Esta palabra –adefesio- ya constaba en mi léxico infantil; de hecho, no solo se usaba en casa para referirse a cosas o asuntos de escaso valor, sino como adjetivo predilecto para endilgar a chicas desprovistas de la fortuna de poseer algún elemental atractivo físico. Palabras como “flaca tirisiada” y “adefesio” fueron utilizadas como insultos disimulados y juicios emparentados por lo menos con la falta de estimación, si no con el desaire y con el desprecio. Lo que si era ajeno a los usos capitalinos fue la adjetivación del sustantivo, pero esta vez deformándose su sentido y convirtiéndolo en un juicio de valor con respecto a la excesiva afectación de las personas. Era ésta la forma coloquial que era usada de preferencia en la costa ecuatoriana para expresar que alguien era “melindroso”.

Porque los serranos, poco inclinados al cuidado exterior extravagante, hemos tratado siempre de ser ahorrativos con esto de los “melindres” y las muestras de afectación que fueran excesivas. Y desde un cierto día habíamos descubierto que aquello de carecer de discreción en la forma de caminar, en los modales o en la vestimenta, y que nosotros llamábamos con el adjetivo de “detalloso”, era lo mismo que los costeños habían acordado en llamar con un nombre bastante “cristiano y epistolar”, aunque no muy ecuménico: el adjetivo de “adefesioso” (e inclusive, el poco conocido y menos distinguido aún de “anchetoso”). El tildar a alguien de adefesioso, estaba destinado para quienes hacían alarde con excesiva inmoderación, usando un atuendo muy artificial con aspaviento innecesario. Yo mismo habría sido apuntado con las saetas de tal calificativo, cuando quisieron castigar mis remilgos y mis probables deslices hacia lo fatuo y lo presuntuoso.

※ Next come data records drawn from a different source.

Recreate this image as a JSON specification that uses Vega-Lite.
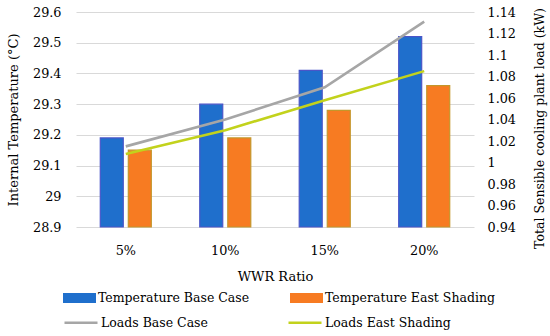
{
  "$schema": "https://vega.github.io/schema/vega-lite/v6.json",
  "width": 398,
  "height": 215,
  "autosize": "none",
  "padding": {"left": 76, "top": 12, "right": 76, "bottom": 109},
  "background": "white",
  "config": {
    "view": {"stroke": null},
    "font": "DejaVu Serif",
    "axis": {"labelFont": "DejaVu Serif", "titleFont": "DejaVu Serif", "labelColor": "#000", "titleColor": "#000", "titleFontWeight": "normal", "labelFontSize": 12.8, "titleFontSize": 13, "ticks": false, "domain": false},
    "legend": {"labelFont": "DejaVu Serif", "labelFontSize": 12.5, "labelColor": "#000", "padding": 0, "labelLimit": 400}
  },
  "datasets": {
    "temps": [
      {"wwr": "5%", "series": "Temperature Base Case", "temp": 29.19},
      {"wwr": "5%", "series": "Temperature East Shading", "temp": 29.15},
      {"wwr": "10%", "series": "Temperature Base Case", "temp": 29.30},
      {"wwr": "10%", "series": "Temperature East Shading", "temp": 29.19},
      {"wwr": "15%", "series": "Temperature Base Case", "temp": 29.41},
      {"wwr": "15%", "series": "Temperature East Shading", "temp": 29.28},
      {"wwr": "20%", "series": "Temperature Base Case", "temp": 29.52},
      {"wwr": "20%", "series": "Temperature East Shading", "temp": 29.36}
    ],
    "loads": [
      {"wwr": "5%", "series": "Loads Base Case", "load": 1.015},
      {"wwr": "10%", "series": "Loads Base Case", "load": 1.040},
      {"wwr": "15%", "series": "Loads Base Case", "load": 1.070},
      {"wwr": "20%", "series": "Loads Base Case", "load": 1.131},
      {"wwr": "5%", "series": "Loads East Shading", "load": 1.008},
      {"wwr": "10%", "series": "Loads East Shading", "load": 1.030},
      {"wwr": "15%", "series": "Loads East Shading", "load": 1.058},
      {"wwr": "20%", "series": "Loads East Shading", "load": 1.085}
    ]
  },
  "encoding": {
    "x": {
      "field": "wwr", "type": "nominal", "sort": ["5%", "10%", "15%", "20%"],
      "scale": {"paddingInner": 0.487, "paddingOuter": 0.244},
      "axis": {"title": "WWR Ratio", "labelAngle": 0, "labelPadding": 17, "titleY": 43, "titleBaseline": "top", "grid": false}
    }
  },
  "layer": [
    {
      "data": {"name": "temps"},
      "mark": {"type": "bar", "strokeWidth": 1.2},
      "encoding": {
        "xOffset": {"field": "series", "type": "nominal", "scale": {"paddingInner": 0.18, "paddingOuter": 0}},
        "y": {
          "field": "temp", "type": "quantitative",
          "scale": {"domain": [28.9, 29.6], "zero": false, "nice": false},
          "axis": {"title": "Internal Temperature (°C)", "values": [28.9, 29.0, 29.1, 29.2, 29.3, 29.4, 29.5, 29.6], "format": "~g", "labelPadding": 15, "grid": true, "gridColor": "#d9d9d9", "gridWidth": 1.2, "titleX": -63, "titleY": 107.5, "titleBaseline": "middle"}
        },
        "y2": {"datum": 28.9},
        "color": {
          "field": "series", "type": "nominal",
          "scale": {"domain": ["Temperature Base Case", "Temperature East Shading"], "range": ["#1f6fcc", "#f77b22"]},
          "legend": {"title": null, "orient": "none", "legendX": -13, "legendY": 269.5, "direction": "horizontal", "columns": 2, "columnPadding": 40, "symbolType": "M-1,-0.3H1V0.3H-1Z", "symbolSize": 1089, "symbolStrokeWidth": 0, "symbolOpacity": 1, "labelOffset": 2}
        },
        "stroke": {
          "field": "series", "type": "nominal",
          "scale": {"domain": ["Temperature Base Case", "Temperature East Shading"], "range": ["#4a55c8", "#c4962a"]},
          "legend": null
        }
      }
    },
    {
      "data": {"name": "loads"},
      "mark": {"type": "line", "strokeWidth": 2.6},
      "encoding": {
        "y": {
          "field": "load", "type": "quantitative",
          "scale": {"domain": [0.94, 1.14], "zero": false, "nice": false},
          "axis": {"orient": "right", "title": "Total Sensible cooling plant load (kW)", "titleFontSize": 12.5, "values": [0.94, 0.96, 0.98, 1, 1.02, 1.04, 1.06, 1.08, 1.1, 1.12, 1.14], "format": "~g", "labelPadding": 13, "grid": false, "titleAngle": -90, "titleX": 65, "titleY": 116, "titleBaseline": "middle"}
        },
        "stroke": {
          "field": "series", "type": "nominal",
          "scale": {"domain": ["Loads Base Case", "Loads East Shading"], "range": ["#a6a6a6", "#c2d21c"]},
          "legend": {"title": null, "orient": "none", "legendX": -13, "legendY": 292.5, "direction": "horizontal", "columns": 2, "columnPadding": 75, "symbolType": "stroke", "symbolSize": 1089, "symbolStrokeWidth": 2.6, "labelOffset": 2}
        }
      }
    }
  ],
  "resolve": {"scale": {"y": "independent", "stroke": "independent"}}
}
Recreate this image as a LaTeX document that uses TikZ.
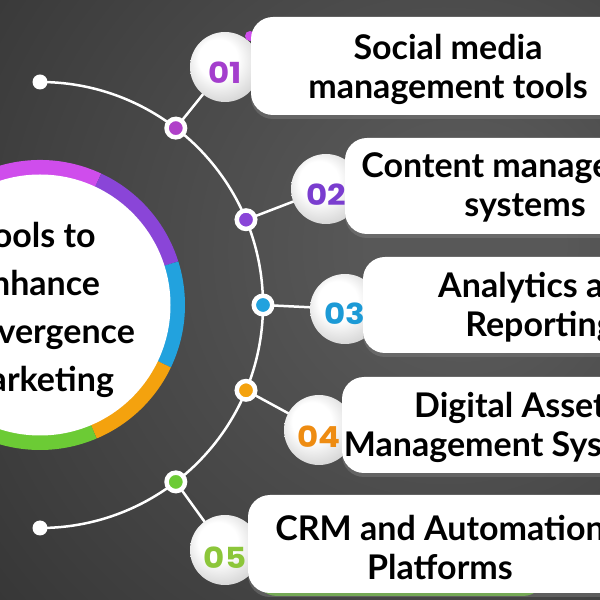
\documentclass[tikz,border=0pt]{standalone}
\usepackage{fontspec}
\setmainfont{Lato}
\newfontfamily\numfont{Poppins}[FakeStretch=1.12]
\usetikzlibrary{shadows}
\definecolor{bgdark}{HTML}{333333}
\definecolor{bglight}{HTML}{585858}
\definecolor{cmag}{HTML}{CF4DEC}
\definecolor{cvio}{HTML}{8A45D8}
\definecolor{cblue}{HTML}{22A2DE}
\definecolor{corange}{HTML}{F4A20E}
\definecolor{cgreen}{HTML}{6CCB35}
\definecolor{npurple}{HTML}{A43ECD}
\definecolor{nvio}{HTML}{7A3DCF}
\definecolor{nblue}{HTML}{1C9AD6}
\definecolor{norange}{HTML}{EE8C12}
\definecolor{ngreen}{HTML}{8CC63A}
\pgfdeclareradialshading{bgshade}{\pgfpoint{15bp}{5bp}}{color(0bp)=(bglight);color(8bp)=(bglight);color(48bp)=(bgdark);color(100bp)=(bgdark)}
\pgfdeclareradialshading{ballshade}{\pgfpoint{-7bp}{8bp}}{color(0bp)=(white);color(14bp)=(white);color(30bp)=(black!17);color(50bp)=(black!20)}
\tikzset{
  numball/.style={circle,minimum size=70pt,inner sep=0pt,shading=ballshade},
  txtbox/.style={fill=white,rounded corners=22pt,drop shadow={shadow xshift=0pt,shadow yshift=-4pt,opacity=.45}},
  boxtext/.style={font=\fontsize{34}{39}\selectfont\bfseries,align=center},
  hubtext/.style={font=\fontsize{34}{48}\selectfont\bfseries,align=center},
  numtext/.style={font=\numfont\fontsize{29}{29}\selectfont\bfseries},
  dotring/.style={circle,draw=white,line width=4.5pt,minimum size=18.5pt,inner sep=0pt},
  enddot/.style={circle,fill=white,minimum size=15pt,inner sep=0pt},
}
\begin{document}
\begin{tikzpicture}[x=1pt,y=1pt]
\clip (0,0) rectangle (600,600);
\shade[shading=bgshade] (0,0) rectangle (600,600);
\coordinate (o) at (40,295);

% hub
\draw[cmag,line width=15pt] ([shift={(65:137.5)}]o) arc[start angle=65,end angle=190,radius=137.5];
\draw[cvio,line width=15pt] ([shift={(17.5:137.5)}]o) arc[start angle=17.5,end angle=65,radius=137.5];
\draw[cblue,line width=15pt] ([shift={(-25.5:137.5)}]o) arc[start angle=-25.5,end angle=17.5,radius=137.5];
\draw[corange,line width=15pt] ([shift={(-67:137.5)}]o) arc[start angle=-67,end angle=-25.5,radius=137.5];
\draw[cgreen,line width=15pt] ([shift={(-170:137.5)}]o) arc[start angle=-170,end angle=-67,radius=137.5];
\fill[white] (o) circle[radius=130.5];
\node[hubtext] (hub) at (36,290) {Tools to\\Enhance\\Convergence\\Marketing};

% arc and links
\coordinate (top) at (40,518);
\coordinate (bot) at (40,72);
\draw[white,line width=2.5pt] (top) arc[start angle=90,end angle=-90,radius=223];
\coordinate (d1) at (175.8,471.9);
\coordinate (d2) at (246,380.3);
\coordinate (d3) at (263,295);
\coordinate (d4) at (246,209.7);
\coordinate (d5) at (175.8,118.1);
\coordinate (c1) at (225,533);
\coordinate (c2) at (326,411);
\coordinate (c3) at (345,291);
\coordinate (c4) at (319,170);
\coordinate (c5) at (225,50);
\draw[white,line width=2.5pt] (d1)--(c1) (d2)--(c2) (d3)--(c3) (d4)--(c4) (d5)--(c5);

% number balls
\node[numball] (n1) at (c1) {};
\node[numball] (n2) at (c2) {};
\node[numball] (n3) at (c3) {};
\node[numball] (n4) at (c4) {};
\node[numball] (n5) at (c5) {};

% boxes
\fill[cmag] (250,564) circle[radius=5];
\fill[cgreen,rounded corners=22pt] (255,4) rectangle (545,100);
\fill[txtbox] (251,485) rectangle (700,583);
\fill[txtbox] (345,366) rectangle (700,462);
\fill[txtbox] (363,247) rectangle (700,343);
\fill[txtbox] (342,127) rectangle (700,223);
\fill[txtbox] (248,7) rectangle (700,105);
\node[boxtext] (b1) at (448,531) {Social media\\management tools};
\node[boxtext] (b2) at (525,413) {Content management\\systems};
\node[boxtext] (b3) at (540,293) {Analytics and\\Reporting};
\node[boxtext] (b4) at (510,173) {Digital Asset\\Management Systems};
\node[boxtext] (b5) at (440,53) {CRM and Automation\\Platforms};

% numbers
\node[numtext,text=npurple] (t1) at ([yshift=-6pt]n1.center) {01};
\node[numtext,text=nvio] (t2) at ([yshift=-6pt]n2.center) {02};
\node[numtext,text=nblue] (t3) at ([yshift=-5pt]n3.center) {03};
\node[numtext,text=norange] (t4) at ([yshift=-7pt]n4.center) {04};
\node[numtext,text=ngreen] (t5) at ([yshift=-8pt]n5.center) {05};

% dots
\node[enddot] (e1) at (top) {};
\node[enddot] (e2) at (bot) {};
\node[dotring,fill=cmag!85!black] (p1) at (d1) {};
\node[dotring,fill=cvio] (p2) at (d2) {};
\node[dotring,fill=cblue] (p3) at (d3) {};
\node[dotring,fill=corange] (p4) at (d4) {};
\node[dotring,fill=cgreen] (p5) at (d5) {};
\end{tikzpicture}
\end{document}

Pasados los años, la palabra ha empezado a tener en mi tierra un tinte un tanto político. Todo a causa de unas atractivas camisas de carácter ecológico, que han sido diseñadas con motivos folklóricos, para que use nuestro presidente. En lo personal discrepo con quienes sostienen que tales prendas son “adefesiosas”; al contrario, creo que han sido escogidas con buen gusto y que han sido fabricadas con esmero y distinción. En lo que no estoy de acuerdo es en que sean usadas como un símbolo –recién descubierto y a deshora- de reacción contra el status quo o el “establishment” y como si fuese una manera de representar a un grupo étnico de nuestro país. Usarlas fuera de contexto sería lo mismo que presidir las reuniones de gabinete utilizando el gorro de plumas de los indígenas cofanes o como apoyarse en una cerbatana cuando el presidente se dirige a la nación.

Estoy persuadido que la posición de presidente se la debe exhibir con dignidad. Esas camisas, utilizadas como parte de una vestimenta “no formal” creo que pueden lucir tanto o más elegantes que una guayabera, pero creo que no hacen juego con un traje de corte occidental. En este aspecto, y si son utilizadas como un mensaje o un símbolo, solo ponen de relieve un ridículo contrasentido; serían el equivalente a utilizar un traje formal y completar la imagen que se busca con el extravagante contraste de unos zapatos deportivos…

No. Los trajes de vestir están diseñados para ser utilizados –en ocasiones formales- con camisa de cuello y con una prenda que es signo tradicional de respeto y que se llama corbata. En funciones oficiales no van bien los trajes formales con esas vistosas camisas, por muy elegantes que nos resulten sus diseños exclusivos. Y van mal, muy mal, y son una insultante impertinencia, al recargar con sus variopintos colores, la sobria dignidad de la banda presidencial. A menos, claro, que lo que se intente sea emular al colorido de esas “chivas” de transporte tropical o de aquellas “bicicletas de montubio” que a lo único que aspiran es al despropósito de alardear. Porque si éste, o el de “parecer diferente” es el copiado y poco original objetivo… No representa a nadie, ni simboliza nada; solo representa una inelegante manera de no saber vestir con dignidad!